Black Hills Trail - A Proposal



A multiuse trail could be developed on the railroad right of way owned by the State of South Dakota. The right of way parallels I-90, connecting the Black Hills to the rest of the state.

The trail could be a major tourism focus for the central part of South Dakota. The trail could accommodate horses, hikers, bikers, dirt bike riders, and off the road vehicles. Users of the trail could start anywhere on the trail, and ride / hike to the Black Hills.

Motels, Bed and Breakfasts, restaurants and other businesses could benefit from use of the trail. Hikers and horseback riders would start at the east end of the trail and use local campgrounds, motels, and restaurants as they proceeded west to the Black Hills.

Current and future rail use for the corridor would be preserved. There is ample room within the right of way for multiple uses. Trails have been constructed in numerous areas adjacent to railroad tracks.

The trail could support tourism, economic development, and recreation. It could put the Prairie portion of the State "On the Map".

WHAT’S IN A NAME?

The Black Hills Trail name is a good one, emphasizing the connection of the rest of South Dakota to its chief tourist attraction. But many other names are possible.

Prairie Trail
Dakota Trail
Lakota Trail
Bad Lands Trail
Gold Strike Trail
Dances with Wolves Trail
Etc

IMPROVEMENTS

Improvements to the trail could very minimal.  The right of way could be designated as a trail with virtually no improvements.  Existing grass areas would be used by hikers and horses and off road vehicles.
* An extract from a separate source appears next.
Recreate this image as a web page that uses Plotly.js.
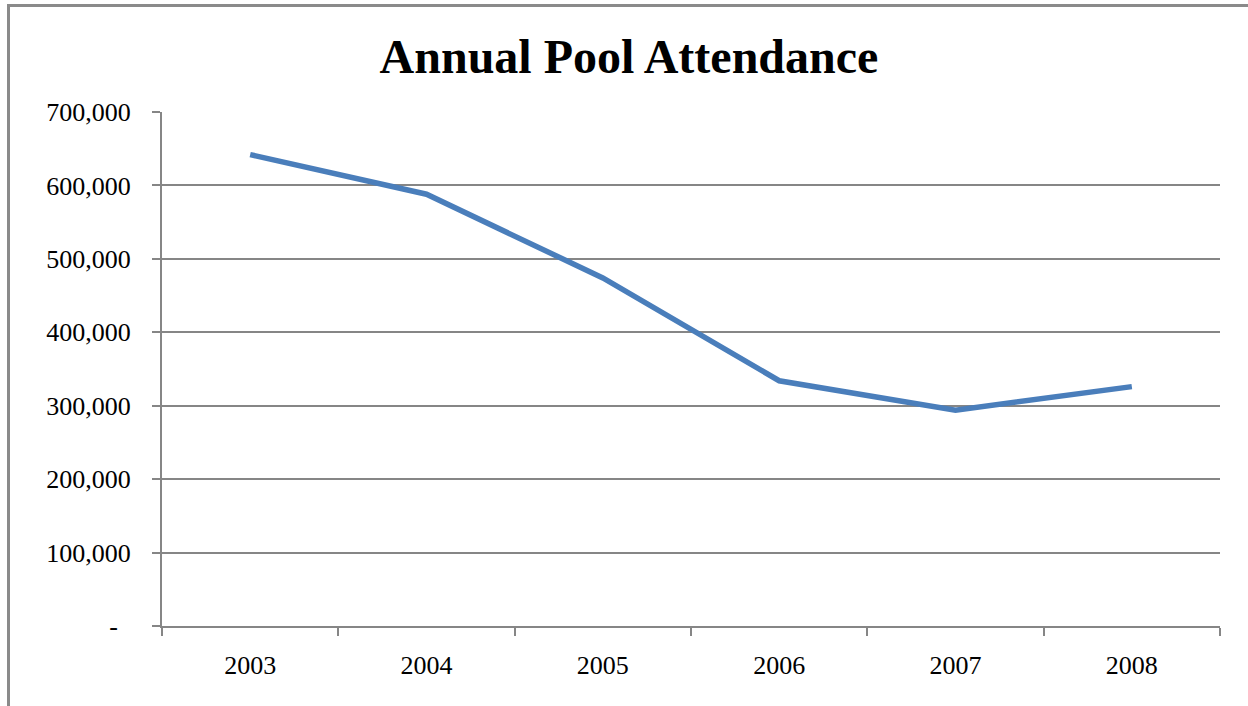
<!DOCTYPE html>
<html>
<head>
<meta charset="utf-8">
<script src="https://cdn.plot.ly/plotly-3.0.1.min.js"></script>
<style>
  html, body { margin: 0; padding: 0; background: #fff; overflow: hidden; }
  #frame { position: absolute; left: 7px; top: 4px; width: 1238px; height: 760px;
           border-top: 3px solid #8a8a8a; border-left: 3px solid #8a8a8a; border-right: 1px solid #d8d8d8; }
  #chart { position: absolute; left: 0; top: 0; width: 1248px; height: 706px; }
</style>
</head>
<body>
<div id="frame"></div>
<div id="chart"></div>
<script>
const years = ['2003', '2004', '2005', '2006', '2007', '2008'];
const attendance = [642000, 588000, 474000, 334000, 294000, 326000];
const yTickVals = [0, 100000, 200000, 300000, 400000, 500000, 600000, 700000];
const yTickText = ['-\u00a0\u00a0', '100,000', '200,000', '300,000', '400,000', '500,000', '600,000', '700,000'];

const trace = {
  x: years,
  y: attendance,
  type: 'scatter',
  mode: 'lines',
  line: { color: '#4a7ebb', width: 5.5 },
  hoverinfo: 'x+y'
};

const layout = {
  width: 1248,
  height: 706,
  paper_bgcolor: 'rgba(0,0,0,0)',
  plot_bgcolor: 'rgba(0,0,0,0)',
  margin: { l: 162, r: 28, t: 112, b: 80 },
  showlegend: false,
  font: { family: 'Liberation Serif, Times New Roman, serif', color: '#000' },
  title: {
    text: '<b>Annual Pool Attendance</b>',
    font: { family: 'Liberation Serif, Times New Roman, serif', size: 48, color: '#000' },
    x: 0.504, xref: 'container', xanchor: 'center',
    y: 54, yref: 'container', yanchor: 'middle'
  },
  xaxis: {
    type: 'category',
    range: [-0.5, 5.5],
    tickson: 'boundaries',
    ticks: 'outside',
    ticklen: 8,
    tickwidth: 2,
    tickcolor: '#868686',
    showline: true,
    linecolor: '#868686',
    linewidth: 2,
    showgrid: false,
    zeroline: false,
    tickfont: { size: 26, family: 'Liberation Serif, serif', color: '#000' },
    ticklabelstandoff: 15
  },
  yaxis: {
    range: [0, 700000],
    tickvals: yTickVals,
    ticktext: yTickText,
    ticks: 'outside',
    ticklen: 8,
    tickwidth: 2,
    tickcolor: '#868686',
    showline: true,
    linecolor: '#868686',
    linewidth: 2,
    showgrid: true,
    gridcolor: '#868686',
    gridwidth: 2,
    zeroline: false,
    tickfont: { size: 26, family: 'Liberation Serif, serif', color: '#000' },
    ticklabelstandoff: 16
  }
};

Plotly.newPlot('chart', [trace], layout, { displayModeBar: false, staticPlot: true });
</script>
</body>
</html>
Some investment would be best, however. The trail portion of the right of way could be mowed and any obstacles removed.  Signage directing people to the trail could be employed. And the trail could be marketed with other South Dakota attractions.


NEXT STEPS

The idea should be discussed among citizens and governmental and business leaders. If there is sufficient interest, the State should develop a brief study examining the potential of the use of the right of way for the trail. The study would examine the feasibility of the trail, and its likely impacts on recreation, tourism, and the local economy.